Ouders hebben met het overblijven soms meer moeite dan vroeger, zegt de vertrekkende directeur. „Toen gebeurde dat meer, ook als gevolg van de keuze voor het reformatorisch onderwijs. De ouders hadden toen geen tweede auto en kozen eigenlijk automatisch voor de schoolbus. Daar hadden ze veel voor over: financiële offers en ook dat kinderen langer van huis zijn dan wanneer de school om de hoek staat.”
Het vanzelfsprekend kiezen voor een reformatorische school op afstand neemt af, signaleert Karens. „We zien ook dat de overstap naar een reformatorische middelbare school niet langer vanzelf spreekt. Er zijn ouders die voor een andere christelijke school, dichter bij huis, kiezen. Die ontwikkeling is niet positief. De noodzaak van reformatorisch onderwijs is niet minder geworden; integendeel. De oprichting van onze scholen is een zaak van gebed geweest. Ik hoop dat dit ook door de ouders van vandaag wordt beseft.”
Karens is deze maand 65 geworden. Tijd om te stoppen, vond hij. „Een directeur heeft een zware functie. En sommige dingen heb ik al zoveel jaren gedaan dat het fijn is dat een ander het nu overneemt.”
Vertellen
Het onderwijs veranderde. „Er is meer oog gekomen voor het individuele kind. In de grote klassen die je vroeger soms had –mijn topper was een groep acht met 42 leerlingen– schoot dat er weleens bij in. Het gevaar is nu dat we doorslaan naar gepersonaliseerd leren, waarbij elk kind op zijn iPad voor zichzelf bezig is. Dat je in een klas oog en begrip hebt voor elkaar, komt dan wel in het gedrang.”

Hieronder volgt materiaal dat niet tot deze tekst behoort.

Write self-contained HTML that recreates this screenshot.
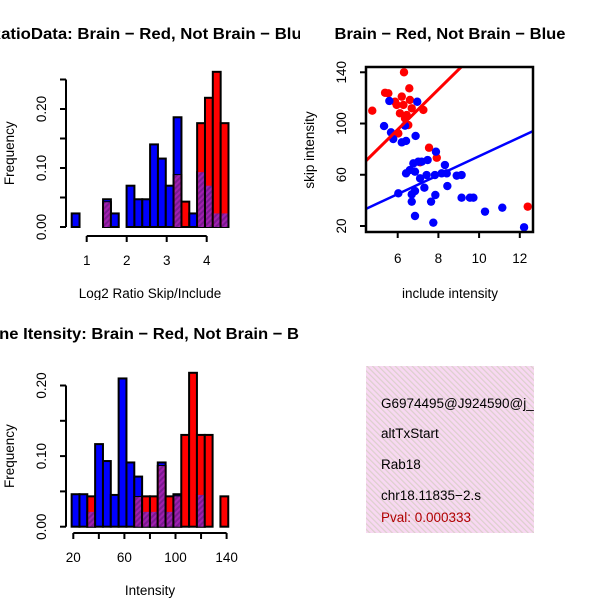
<!DOCTYPE html>
<html><head><meta charset="utf-8"><style>
html,body{margin:0;padding:0;background:#fff}
svg text{font-family:"Liberation Sans",sans-serif}
</style></head><body>
<svg id="chart" width="600" height="600" viewBox="0 0 600 600" xmlns="http://www.w3.org/2000/svg">
<defs>
<clipPath id="c1"><rect x="0" y="0" width="300" height="300"/></clipPath>
<clipPath id="c3"><rect x="0" y="300" width="300" height="300"/></clipPath>
<clipPath id="c4"><rect x="366" y="366" width="168" height="167"/></clipPath>
<clipPath id="cs"><rect x="366" y="67" width="167" height="165"/></clipPath>
<pattern id="hatch" width="4" height="4" patternUnits="userSpaceOnUse" patternTransform="rotate(45)">
<rect width="4" height="4" fill="#a020b0"/><rect width="2" height="4" fill="#7a1a90"/></pattern>
<pattern id="pink" width="4" height="4" patternUnits="userSpaceOnUse" patternTransform="rotate(-45)">
<rect width="4" height="4" fill="#f8d8f2"/><rect width="1.2" height="4" fill="#dcd0cc"/></pattern>
</defs>
<g id="p1"></g>
<g id="p2"></g>
<g id="p3"></g>
<g id="p4" clip-path="url(#c4)">
<rect x="366" y="366" width="168" height="167" fill="url(#pink)"/>
<text x="381" y="408" font-size="13.5">G6974495@J924590@j_</text>
<text x="381" y="438" font-size="13.5">altTxStart</text>
<text x="381" y="469" font-size="13.5">Rab18</text>
<text x="381" y="500" font-size="13.5">chr18.11835−2.s</text>
<text x="381" y="522" font-size="13.5" fill="#b00000">Pval: 0.000333</text>
</g>
</svg>
<script>
// ---- Histogram 1 (Log2 ratio) ----
const h1Start = 0.625;
const h1BinW = 0.196;
const h1Blue = [0.023,0,0,0,0.047,0.023,0,0.07,0.047,0.047,0.14,0.116,0.07,0.186,0,0.023,0.093,0.07,0.023,0.023];
const h1Red  = [0,0,0,0,0.042,0,0,0,0,0,0,0,0,0.088,0.043,0,0.176,0.219,0.263,0.176];
const h1XTicks = [1,2,3,4];
const h1YTicks = [0,0.05,0.10,0.15,0.20,0.25];
const h1YLabels = ["0.00","","0.10","","0.20",""];
// ---- Histogram 2 (Intensity) ----
const h2Start = 18.7;
const h2BinW = 6.13;
const h2Blue = [0.046,0.046,0.021,0.117,0.093,0.045,0.21,0.091,0.071,0.021,0.021,0.091,0.021,0.046,0,0,0.045,0,0,0];
const h2Red  = [0,0,0.043,0,0,0,0,0,0.042,0.043,0.043,0.086,0.043,0.043,0.13,0.218,0.13,0.13,0,0.043];
const h2XTicks = [20,40,60,80,100,120,140];
const h2XLabels = ["20","","60","","100","","140"];
const h2YTicks = [0,0.05,0.10,0.15,0.20];
const h2YLabels = ["0.00","","0.10","","0.20"];
// ---- Scatter ----
const redPts = [[4.75,110],[6.31,140],[5.38,124],[5.54,123.6],[6.57,127.5],[6.2,121],[5.95,114.5],[6.6,118.4],[6.11,108],[6.44,106.6],[6.69,111.9],[7.26,110.6],[6.36,104],[6.52,98.8],[6.03,92.3],[7.54,81.1],[7.92,73.3],[7.1,69.7],[12.39,35.1],[5.87,117],[6.28,114.5]];
const bluePts = [[5.59,117.6],[6.96,117],[5.33,98],[5.67,93.1],[5.78,87.9],[6.2,85.3],[6.41,86.4],[6.88,90.3],[6.36,98.3],[7.88,78],[7.47,71.5],[6.77,68.9],[7.01,70.2],[7.18,70.2],[6.6,63.7],[6.41,61.1],[6.85,62.4],[7.1,57.2],[7.42,59.8],[7.83,59.8],[8.16,61.1],[8.32,67.6],[8.41,61.1],[8.9,59.3],[9.14,59.8],[6.03,45.5],[6.69,44.7],[6.85,47.3],[7.31,49.9],[6.69,39],[7.64,39],[7.85,44.2],[8.44,51.2],[9.14,42.1],[9.55,42.1],[9.72,42.1],[10.29,31.2],[11.14,34.3],[6.85,27.8],[7.75,22.6],[12.21,19]];
const blueFit = [0.5, 7.4];
const redFit = [1.4, 15.65];
const sXTicks = [6,8,10,12];
const sYTicks = [20,60,100,140];

const NS="http://www.w3.org/2000/svg";
const FS=13.5;
function mk(parent,tag,attrs,txt){const e=document.createElementNS(NS,tag);for(const k in attrs)e.setAttribute(k,attrs[k]);if(txt!==undefined)e.textContent=txt;parent.appendChild(e);return e;}

function drawHist(g,clip,o){
  const gg=mk(g,'g',{'clip-path':'url(#'+clip+')'});
  const X=v=>o.x0+(v-o.xv0)*o.kx, Y=v=>o.y0-v*o.ky;
  for(let i=0;i<o.blue.length;i++){
    const xa=X(o.start+i*o.bw), w=o.bw*o.kx, b=o.blue[i], r=o.red[i];
    if(b>0){const e=mk(gg,'rect',{x:xa,y:Y(b),width:w,height:b*o.ky,fill:'#0000ff',stroke:'#000','stroke-width':2});
      }
    if(r>0){const e=mk(gg,'rect',{x:xa,y:Y(r),width:w,height:r*o.ky,fill:'#ff0000',stroke:'#000','stroke-width':2});
      }
    const m=Math.min(b,r);
    if(m>0){const e=mk(gg,'rect',{x:xa+1,y:Y(m),width:w-2,height:m*o.ky,fill:'url(#hatch)',stroke:'none'});
      }
  }
  const ya=mk(gg,'g',{});
  
  mk(ya,'line',{x1:o.ax,x2:o.ax,y1:Y(o.yt[0]),y2:Y(o.yt[o.yt.length-1]),stroke:'#000','stroke-width':2});
  o.yt.forEach((t,i)=>{mk(ya,'line',{x1:o.ax-6,x2:o.ax,y1:Y(t),y2:Y(t),stroke:'#000','stroke-width':2});
    if(o.yl[i]){const tx=mk(ya,'text',{x:0,y:0,'font-size':FS,'text-anchor':'middle',transform:'translate('+(o.ax-20)+','+Y(t)+') rotate(-90)'},o.yl[i]);
      }});
  const xa=mk(gg,'g',{});
  
  mk(xa,'line',{x1:X(o.xt[0]),x2:X(o.xt[o.xt.length-1]),y1:o.ay,y2:o.ay,stroke:'#000','stroke-width':2});
  o.xt.forEach((t,i)=>{mk(xa,'line',{x1:X(t),x2:X(t),y1:o.ay,y2:o.ay+6,stroke:'#000','stroke-width':2});
    if(o.xl[i]){const tx=mk(xa,'text',{x:X(t),y:o.ay+29,'font-size':FS,'text-anchor':'middle'},o.xl[i]);
      }});
  const xt=mk(gg,'text',{x:150,y:o.ay+62,'font-size':FS,'text-anchor':'middle'},o.xtitle);
  
  const yt=mk(gg,'text',{x:0,y:0,'font-size':FS,'text-anchor':'middle',transform:'translate(14,'+(o.y0-o.yt[o.yt.length-1]*o.ky/2)+') rotate(-90)'},'Frequency');
  
  const ti=mk(gg,'text',{x:150,y:o.ty,'font-size':16,'font-weight':'bold','text-anchor':'middle',textLength:o.tlen,lengthAdjust:'spacingAndGlyphs'},o.title);
  
}
drawHist(document.getElementById('p1'),'c1',{start:h1Start,bw:h1BinW,blue:h1Blue,red:h1Red,x0:86.7,xv0:1,kx:40,y0:227,ky:590,
  ax:66,ay:236,yt:h1YTicks,yl:h1YLabels,xt:h1XTicks,xl:h1XTicks.map(String),xtitle:'Log2 Ratio Skip/Include',
  title:'RatioData: Brain − Red, Not Brain − Blue',ty:39,tlen:322});
drawHist(document.getElementById('p3'),'c3',{start:h2Start,bw:h2BinW,blue:h2Blue,red:h2Red,x0:73.3,xv0:20,kx:1.2775,y0:526.7,ky:706,
  ax:66,ay:533,yt:h2YTicks,yl:h2YLabels,xt:h2XTicks,xl:h2XLabels,xtitle:'Intensity',
  title:'Gene Itensity: Brain − Red, Not Brain − Blue',ty:339,tlen:346});

(function(){
  const g=document.getElementById('p2');
  const X=v=>397.7+(v-6)*20.35, Y=v=>226-(v-20)*1.281;
  const ti=mk(g,'text',{x:450,y:39,'font-size':16,'font-weight':'bold','text-anchor':'middle',textLength:231,lengthAdjust:'spacingAndGlyphs'},'Brain − Red, Not Brain − Blue');
  
  const gp=mk(g,'g',{'clip-path':'url(#cs)'});
  redPts.forEach(p=>{const c=mk(gp,'circle',{cx:X(p[0]),cy:Y(p[1]),r:4.2,fill:'#ff0000'});
    });
  bluePts.forEach(p=>{const c=mk(gp,'circle',{cx:X(p[0]),cy:Y(p[1]),r:4.2,fill:'#0000ff'});
    });
  const x1=4.0,x2=13;
  const bl=mk(gp,'line',{x1:X(x1),y1:Y(blueFit[0]+blueFit[1]*x1),x2:X(x2),y2:Y(blueFit[0]+blueFit[1]*x2),stroke:'#0000ff','stroke-width':2.5});
  
  const rl=mk(gp,'line',{x1:X(x1),y1:Y(redFit[0]+redFit[1]*x1),x2:X(x2),y2:Y(redFit[0]+redFit[1]*x2),stroke:'#ff0000','stroke-width':3});
  
  const fr=mk(g,'rect',{x:366,y:67,width:167,height:165,fill:'none',stroke:'#000','stroke-width':2.5});
  
  sXTicks.forEach(t=>{mk(g,'line',{x1:X(t),x2:X(t),y1:232,y2:238,stroke:'#000','stroke-width':2});});
  sYTicks.forEach(t=>{mk(g,'line',{x1:360,x2:366,y1:Y(t),y2:Y(t),stroke:'#000','stroke-width':2});
    const tx=mk(g,'text',{x:0,y:0,'font-size':FS,'text-anchor':'middle',transform:'translate(346,'+Y(t)+') rotate(-90)'},String(t));
    });
  sXTicks.forEach(t=>{const tx=mk(g,'text',{x:X(t),y:263,'font-size':FS,'text-anchor':'middle'},String(t));
    });
  const xt=mk(g,'text',{x:450,y:298,'font-size':FS,'text-anchor':'middle'},'include intensity');
  
  const yt=mk(g,'text',{x:0,y:0,'font-size':FS,'text-anchor':'middle',transform:'translate(314,150) rotate(-90)'},'skip intensity');
  
})();
</script>
</body></html>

Vertellen en voorlezen bevordert de band in de klas ook. „Methoden zitten op de toer van het werken met thema’s en vensters, maar laten leerkrachten vooral ook blijven vertellen.” Karens deed dat veel en graag. „Tot twee jaar geleden stond ik ’s woensdags voor groep acht en tot het laatst toe ben ik blijven invallen. Daarvoor koos ik voor dit vak: met kinderen bezig zijn. Ik heb er tot het laatst toe van genoten.”